About two weeks after the new administration was sworn in, Becky Coleman got an email. It said to stop all work. Becky says that’s not totally abnormal with a new presidency.

They pause work while the new administration makes sure that government agencies are in line with their priorities. But to Becky and her colleagues, this time felt different. “Stopping all work whatsoever is very abnormal. They also immediately closed the building.”

This happened about two weeks after Trump named Russell Vought as acting director of the agency. And while all other federal workers were told to return to the office. Becky says, “We couldn’t talk with opposing counsel. We couldn’t talk with companies or anything.”

That’s core to what the CFPB does. Created in 2010 in response to the foreclosure crisis, the bureau’s mission is to make sure consumers have access to reliable finances. It’s also not funded by taxpayer dollars. Becky explains, “We are funded by money that comes from the Federal Reserve from the interest they earn when they loan money to banks.”

Regulation is a hot-button topic. Last year a financial industry group challenged the CFPB’s regulatory authority. The Supreme Court ruled that the CFPB is constitutional and still subject to oversight by Congress. Becky adds, “They did change the structure in terms of making it possible for the president to fire the director at will.”

And they’ve faced other challenges to their authority. Last year after the CFPB issued a request for information from mortgage lenders, the Mortgage Bankers Associationpushed back saying the industry had done enough.

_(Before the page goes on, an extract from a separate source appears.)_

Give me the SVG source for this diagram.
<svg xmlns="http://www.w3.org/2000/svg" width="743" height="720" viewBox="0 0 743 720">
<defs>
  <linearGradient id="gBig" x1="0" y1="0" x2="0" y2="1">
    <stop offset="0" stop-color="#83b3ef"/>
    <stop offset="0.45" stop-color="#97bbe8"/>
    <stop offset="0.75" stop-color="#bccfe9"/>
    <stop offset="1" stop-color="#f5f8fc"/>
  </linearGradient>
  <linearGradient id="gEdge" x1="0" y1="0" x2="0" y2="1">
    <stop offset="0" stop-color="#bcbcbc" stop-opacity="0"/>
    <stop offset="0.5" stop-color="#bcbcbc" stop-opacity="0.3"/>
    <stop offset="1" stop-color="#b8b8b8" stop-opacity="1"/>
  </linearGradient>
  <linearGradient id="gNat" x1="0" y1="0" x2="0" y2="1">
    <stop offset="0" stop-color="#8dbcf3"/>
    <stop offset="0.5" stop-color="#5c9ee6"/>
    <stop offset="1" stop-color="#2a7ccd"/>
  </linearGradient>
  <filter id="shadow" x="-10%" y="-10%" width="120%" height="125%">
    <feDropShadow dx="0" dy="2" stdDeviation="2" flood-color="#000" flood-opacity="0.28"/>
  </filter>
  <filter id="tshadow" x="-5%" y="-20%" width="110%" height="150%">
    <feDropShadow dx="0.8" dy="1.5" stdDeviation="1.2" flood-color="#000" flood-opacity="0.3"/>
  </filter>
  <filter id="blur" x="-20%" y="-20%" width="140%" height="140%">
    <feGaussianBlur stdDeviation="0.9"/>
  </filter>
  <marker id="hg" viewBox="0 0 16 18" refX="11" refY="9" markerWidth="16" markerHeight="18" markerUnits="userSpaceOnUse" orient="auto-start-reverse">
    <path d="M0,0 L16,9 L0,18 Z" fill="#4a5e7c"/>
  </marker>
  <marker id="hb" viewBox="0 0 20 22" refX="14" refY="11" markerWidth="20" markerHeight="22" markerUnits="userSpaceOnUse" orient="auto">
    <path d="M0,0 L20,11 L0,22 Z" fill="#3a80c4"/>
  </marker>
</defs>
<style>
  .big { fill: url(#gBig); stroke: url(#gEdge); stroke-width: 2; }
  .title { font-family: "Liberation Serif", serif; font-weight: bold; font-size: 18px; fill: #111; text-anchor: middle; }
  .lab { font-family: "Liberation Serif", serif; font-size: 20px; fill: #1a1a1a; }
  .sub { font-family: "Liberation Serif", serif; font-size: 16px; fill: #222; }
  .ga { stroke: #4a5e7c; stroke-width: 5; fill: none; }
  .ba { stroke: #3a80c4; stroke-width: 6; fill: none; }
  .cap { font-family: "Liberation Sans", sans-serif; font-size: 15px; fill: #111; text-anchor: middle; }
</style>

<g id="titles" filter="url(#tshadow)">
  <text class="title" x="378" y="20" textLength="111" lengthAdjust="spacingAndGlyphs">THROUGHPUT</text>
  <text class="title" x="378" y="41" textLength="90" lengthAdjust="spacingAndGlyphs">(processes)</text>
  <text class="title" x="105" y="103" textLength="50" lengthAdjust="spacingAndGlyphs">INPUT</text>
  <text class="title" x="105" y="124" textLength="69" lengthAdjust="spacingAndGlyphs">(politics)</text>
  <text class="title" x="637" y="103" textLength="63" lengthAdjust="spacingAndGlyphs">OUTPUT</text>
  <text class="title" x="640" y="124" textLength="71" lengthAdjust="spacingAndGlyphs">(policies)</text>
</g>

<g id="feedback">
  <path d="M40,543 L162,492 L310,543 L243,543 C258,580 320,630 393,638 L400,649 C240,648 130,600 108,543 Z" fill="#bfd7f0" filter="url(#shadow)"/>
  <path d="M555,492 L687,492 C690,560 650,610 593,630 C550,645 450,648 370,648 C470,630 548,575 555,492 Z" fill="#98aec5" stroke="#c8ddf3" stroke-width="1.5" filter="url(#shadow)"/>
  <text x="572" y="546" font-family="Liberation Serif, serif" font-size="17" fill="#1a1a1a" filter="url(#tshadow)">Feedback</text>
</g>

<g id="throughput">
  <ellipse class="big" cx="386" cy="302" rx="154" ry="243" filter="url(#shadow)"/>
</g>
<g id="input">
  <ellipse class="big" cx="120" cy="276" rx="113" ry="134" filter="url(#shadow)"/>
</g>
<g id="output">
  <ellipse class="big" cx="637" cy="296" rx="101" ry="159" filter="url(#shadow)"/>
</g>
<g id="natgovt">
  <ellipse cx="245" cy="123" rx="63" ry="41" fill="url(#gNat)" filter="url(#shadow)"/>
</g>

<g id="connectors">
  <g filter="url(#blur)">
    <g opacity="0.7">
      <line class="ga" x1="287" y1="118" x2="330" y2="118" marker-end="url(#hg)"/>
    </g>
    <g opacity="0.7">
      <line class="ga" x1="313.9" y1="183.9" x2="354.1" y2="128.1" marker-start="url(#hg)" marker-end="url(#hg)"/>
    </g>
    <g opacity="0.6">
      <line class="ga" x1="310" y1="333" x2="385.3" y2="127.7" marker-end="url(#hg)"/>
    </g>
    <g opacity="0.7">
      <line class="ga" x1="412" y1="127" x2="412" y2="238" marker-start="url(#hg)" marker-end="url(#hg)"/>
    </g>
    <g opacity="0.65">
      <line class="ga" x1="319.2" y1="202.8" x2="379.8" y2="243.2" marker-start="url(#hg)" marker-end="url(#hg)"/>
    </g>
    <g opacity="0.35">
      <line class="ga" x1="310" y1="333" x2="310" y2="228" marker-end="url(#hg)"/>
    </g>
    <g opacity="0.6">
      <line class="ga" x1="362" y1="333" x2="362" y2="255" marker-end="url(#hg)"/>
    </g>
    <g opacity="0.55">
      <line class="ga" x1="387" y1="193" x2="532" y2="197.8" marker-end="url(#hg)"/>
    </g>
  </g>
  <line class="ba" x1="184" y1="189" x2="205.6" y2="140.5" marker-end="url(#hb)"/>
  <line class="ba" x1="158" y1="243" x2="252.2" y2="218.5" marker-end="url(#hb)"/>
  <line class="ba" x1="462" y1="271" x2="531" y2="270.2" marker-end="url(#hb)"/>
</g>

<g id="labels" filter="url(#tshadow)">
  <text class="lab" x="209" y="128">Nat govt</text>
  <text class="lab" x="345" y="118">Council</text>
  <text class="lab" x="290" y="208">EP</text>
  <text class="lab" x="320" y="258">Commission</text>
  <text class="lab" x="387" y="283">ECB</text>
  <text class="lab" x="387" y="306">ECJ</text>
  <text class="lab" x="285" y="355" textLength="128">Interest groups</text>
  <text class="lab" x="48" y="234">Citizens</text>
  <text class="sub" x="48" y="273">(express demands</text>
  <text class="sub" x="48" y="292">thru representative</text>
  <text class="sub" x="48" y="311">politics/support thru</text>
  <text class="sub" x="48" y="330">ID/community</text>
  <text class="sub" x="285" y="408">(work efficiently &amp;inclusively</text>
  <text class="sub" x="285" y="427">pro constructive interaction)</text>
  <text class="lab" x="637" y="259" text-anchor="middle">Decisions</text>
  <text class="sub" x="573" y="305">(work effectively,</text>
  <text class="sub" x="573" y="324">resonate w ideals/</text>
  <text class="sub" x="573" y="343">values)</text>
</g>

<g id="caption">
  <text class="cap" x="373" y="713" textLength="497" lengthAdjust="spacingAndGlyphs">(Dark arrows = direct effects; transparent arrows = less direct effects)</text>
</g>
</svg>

But Becky says the CFPB continually finds new violations. “Within financial regulation there’s lots of different industries and so it made sense to Congress to put all of those together and have one agency specialize in financial consumer protection.”

Because of the CFPB’s work, consumers have received nearly $20 Billion in financial relief from bad actors. “We get lots of money back into Americans pockets, individual Americans pockets. More money than it costs to run the agency really.”

Becky’s own work for the bureau has delivered real money to consumers pockets. Most recently she got a $3 Million redress for homeowners who’s mortgage servicer was not properly handling foreclosure risk.

“They were already under a consent order for violating those rules that had been issued in 2017, and then when examiners went in to check on compliance, they noticed that they weren’t complying with what they were supposed to be doing.”

She’s proud of her work. In this case, she won an agreement that if the company continued to not comply with orders, the leadership of the company would face financial consequences.

Despite that, the Trump-appointed CFPB Director Russell Vought has maintained the work stoppage by indicating in a letter to employees that they are to only do work “required by law.” However, bureau leaders have cancelled contracts for tools Becky needs to do her job in addition to sending everyone home.

So no agency is monitoring the complicated path of consumer access to money. “If companies know that there is nobody enforcing things, then they don’t have a lot of reason to follow the law.”

The CFPB’s union (the National Treasury Employees Union) is suing to allow regulators like Becky to return to the work Congress tasked them to do. For now Becky sits, waits, and hopes consumers realize this stoppage leaves them more exposed.

“This is really bad for them. I think you know we are risking another financial crisis without the CFPB.”